» **TO BE DONE**:
Go through the listing and pick out each line with the word "seaborn" in it.

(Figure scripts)

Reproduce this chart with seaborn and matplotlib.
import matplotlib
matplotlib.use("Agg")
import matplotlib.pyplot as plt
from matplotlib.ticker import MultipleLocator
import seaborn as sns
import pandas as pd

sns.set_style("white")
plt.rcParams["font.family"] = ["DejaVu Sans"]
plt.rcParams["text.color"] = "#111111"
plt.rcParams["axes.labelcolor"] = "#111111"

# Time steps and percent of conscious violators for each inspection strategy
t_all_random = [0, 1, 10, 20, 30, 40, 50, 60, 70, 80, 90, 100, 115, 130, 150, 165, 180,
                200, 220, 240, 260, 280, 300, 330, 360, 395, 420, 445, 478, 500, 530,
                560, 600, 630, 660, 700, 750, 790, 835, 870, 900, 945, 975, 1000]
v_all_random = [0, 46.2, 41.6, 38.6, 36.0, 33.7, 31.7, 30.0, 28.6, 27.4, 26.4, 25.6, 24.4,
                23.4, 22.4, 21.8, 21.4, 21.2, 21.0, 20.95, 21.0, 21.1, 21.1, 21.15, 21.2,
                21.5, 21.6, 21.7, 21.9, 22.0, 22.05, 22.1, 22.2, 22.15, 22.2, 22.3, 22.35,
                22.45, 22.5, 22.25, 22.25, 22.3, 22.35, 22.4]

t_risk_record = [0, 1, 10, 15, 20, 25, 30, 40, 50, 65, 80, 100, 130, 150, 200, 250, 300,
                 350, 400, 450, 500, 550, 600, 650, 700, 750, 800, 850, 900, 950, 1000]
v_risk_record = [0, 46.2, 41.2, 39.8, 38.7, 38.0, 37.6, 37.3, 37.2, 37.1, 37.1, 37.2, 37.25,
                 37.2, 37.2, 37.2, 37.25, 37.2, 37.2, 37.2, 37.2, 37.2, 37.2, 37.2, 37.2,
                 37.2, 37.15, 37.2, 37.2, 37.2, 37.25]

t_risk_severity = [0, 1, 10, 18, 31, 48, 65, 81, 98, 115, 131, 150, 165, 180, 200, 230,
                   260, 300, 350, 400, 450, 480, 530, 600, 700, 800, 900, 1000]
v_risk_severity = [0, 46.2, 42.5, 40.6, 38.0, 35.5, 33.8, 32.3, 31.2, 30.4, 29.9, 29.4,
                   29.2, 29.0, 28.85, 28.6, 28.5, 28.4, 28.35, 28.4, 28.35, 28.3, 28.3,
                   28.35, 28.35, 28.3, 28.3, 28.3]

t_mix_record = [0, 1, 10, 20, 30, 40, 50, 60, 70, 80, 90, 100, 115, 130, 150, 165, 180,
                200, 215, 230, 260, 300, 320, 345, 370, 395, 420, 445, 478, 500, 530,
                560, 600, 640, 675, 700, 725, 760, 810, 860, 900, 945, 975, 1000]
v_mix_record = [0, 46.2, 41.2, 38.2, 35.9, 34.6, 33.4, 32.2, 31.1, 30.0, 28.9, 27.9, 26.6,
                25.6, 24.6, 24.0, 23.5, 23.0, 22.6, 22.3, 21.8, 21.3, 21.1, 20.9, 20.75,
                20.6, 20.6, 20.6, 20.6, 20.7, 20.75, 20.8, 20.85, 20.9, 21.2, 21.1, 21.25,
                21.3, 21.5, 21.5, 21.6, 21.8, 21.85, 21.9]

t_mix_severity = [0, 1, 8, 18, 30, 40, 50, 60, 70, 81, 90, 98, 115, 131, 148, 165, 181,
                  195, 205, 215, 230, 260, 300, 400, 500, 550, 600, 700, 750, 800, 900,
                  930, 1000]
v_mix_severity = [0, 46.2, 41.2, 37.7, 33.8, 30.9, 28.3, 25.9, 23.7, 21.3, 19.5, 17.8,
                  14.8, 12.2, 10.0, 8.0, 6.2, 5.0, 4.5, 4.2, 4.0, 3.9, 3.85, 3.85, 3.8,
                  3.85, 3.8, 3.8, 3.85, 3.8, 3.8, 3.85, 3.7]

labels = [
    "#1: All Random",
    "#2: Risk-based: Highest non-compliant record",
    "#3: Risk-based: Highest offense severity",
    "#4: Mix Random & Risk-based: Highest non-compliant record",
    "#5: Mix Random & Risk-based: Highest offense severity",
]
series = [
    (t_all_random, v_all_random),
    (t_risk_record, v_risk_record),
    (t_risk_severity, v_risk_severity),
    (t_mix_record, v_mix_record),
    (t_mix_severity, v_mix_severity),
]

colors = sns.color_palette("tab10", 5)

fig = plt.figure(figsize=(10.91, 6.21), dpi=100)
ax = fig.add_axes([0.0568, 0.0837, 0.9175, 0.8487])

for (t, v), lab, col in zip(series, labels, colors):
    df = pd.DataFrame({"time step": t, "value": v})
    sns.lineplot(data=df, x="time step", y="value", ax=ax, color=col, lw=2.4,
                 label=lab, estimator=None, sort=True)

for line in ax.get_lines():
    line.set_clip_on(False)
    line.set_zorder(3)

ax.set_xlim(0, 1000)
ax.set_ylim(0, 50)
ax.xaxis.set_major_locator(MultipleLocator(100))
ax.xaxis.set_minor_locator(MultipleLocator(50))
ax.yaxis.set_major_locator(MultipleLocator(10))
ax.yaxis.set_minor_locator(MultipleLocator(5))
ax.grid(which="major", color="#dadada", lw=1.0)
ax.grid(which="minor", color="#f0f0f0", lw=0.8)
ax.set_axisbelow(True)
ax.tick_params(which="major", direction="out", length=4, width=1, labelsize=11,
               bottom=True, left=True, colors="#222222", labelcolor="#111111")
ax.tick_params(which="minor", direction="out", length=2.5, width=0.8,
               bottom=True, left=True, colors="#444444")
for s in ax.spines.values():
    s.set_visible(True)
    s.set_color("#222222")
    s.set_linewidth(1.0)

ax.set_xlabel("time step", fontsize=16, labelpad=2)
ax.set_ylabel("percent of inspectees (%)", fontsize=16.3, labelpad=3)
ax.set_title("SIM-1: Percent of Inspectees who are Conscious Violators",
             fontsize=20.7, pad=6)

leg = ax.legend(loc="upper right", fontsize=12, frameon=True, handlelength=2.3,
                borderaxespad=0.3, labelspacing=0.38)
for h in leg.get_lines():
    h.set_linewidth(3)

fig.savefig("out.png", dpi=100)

==

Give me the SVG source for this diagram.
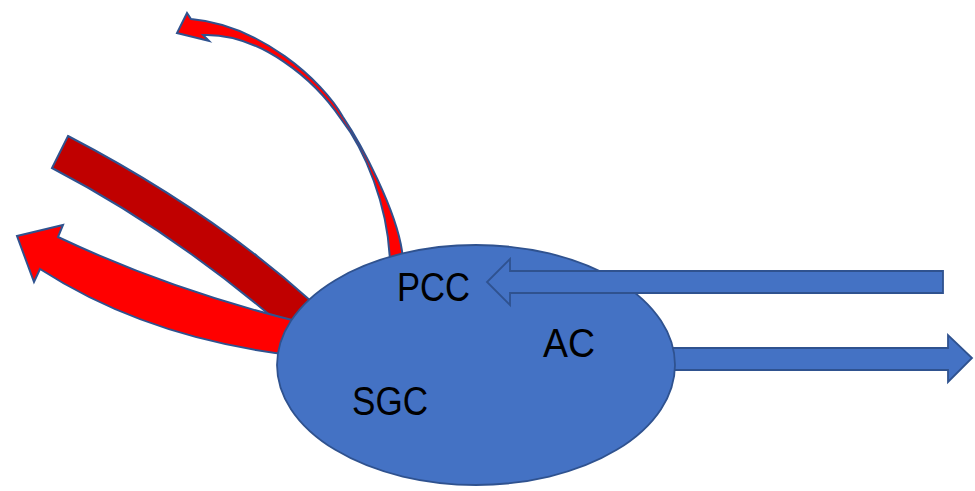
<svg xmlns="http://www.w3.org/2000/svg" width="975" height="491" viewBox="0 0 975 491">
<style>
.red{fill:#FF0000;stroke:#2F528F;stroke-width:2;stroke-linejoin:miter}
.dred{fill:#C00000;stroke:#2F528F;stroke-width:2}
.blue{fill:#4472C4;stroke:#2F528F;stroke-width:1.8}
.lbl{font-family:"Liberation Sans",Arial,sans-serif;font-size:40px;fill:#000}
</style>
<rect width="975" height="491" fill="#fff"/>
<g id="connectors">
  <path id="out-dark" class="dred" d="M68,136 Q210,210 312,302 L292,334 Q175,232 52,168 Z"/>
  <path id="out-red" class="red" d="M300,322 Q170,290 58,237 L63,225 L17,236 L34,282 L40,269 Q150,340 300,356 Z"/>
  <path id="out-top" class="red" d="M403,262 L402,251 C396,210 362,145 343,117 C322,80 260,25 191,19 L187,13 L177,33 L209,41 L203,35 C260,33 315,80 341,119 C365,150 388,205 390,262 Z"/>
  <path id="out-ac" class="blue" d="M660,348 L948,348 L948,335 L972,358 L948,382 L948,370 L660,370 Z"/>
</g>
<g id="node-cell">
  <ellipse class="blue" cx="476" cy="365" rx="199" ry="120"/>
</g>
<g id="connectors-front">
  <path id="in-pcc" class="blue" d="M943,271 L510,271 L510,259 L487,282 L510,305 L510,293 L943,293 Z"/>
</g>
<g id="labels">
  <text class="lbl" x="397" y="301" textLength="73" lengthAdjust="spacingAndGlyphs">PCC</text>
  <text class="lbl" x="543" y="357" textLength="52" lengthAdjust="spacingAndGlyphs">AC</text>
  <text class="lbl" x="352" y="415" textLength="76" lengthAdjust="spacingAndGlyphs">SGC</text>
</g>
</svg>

» **CORRECT RESULT**:
Reproduce this chart with seaborn and matplotlib.
import seaborn as sns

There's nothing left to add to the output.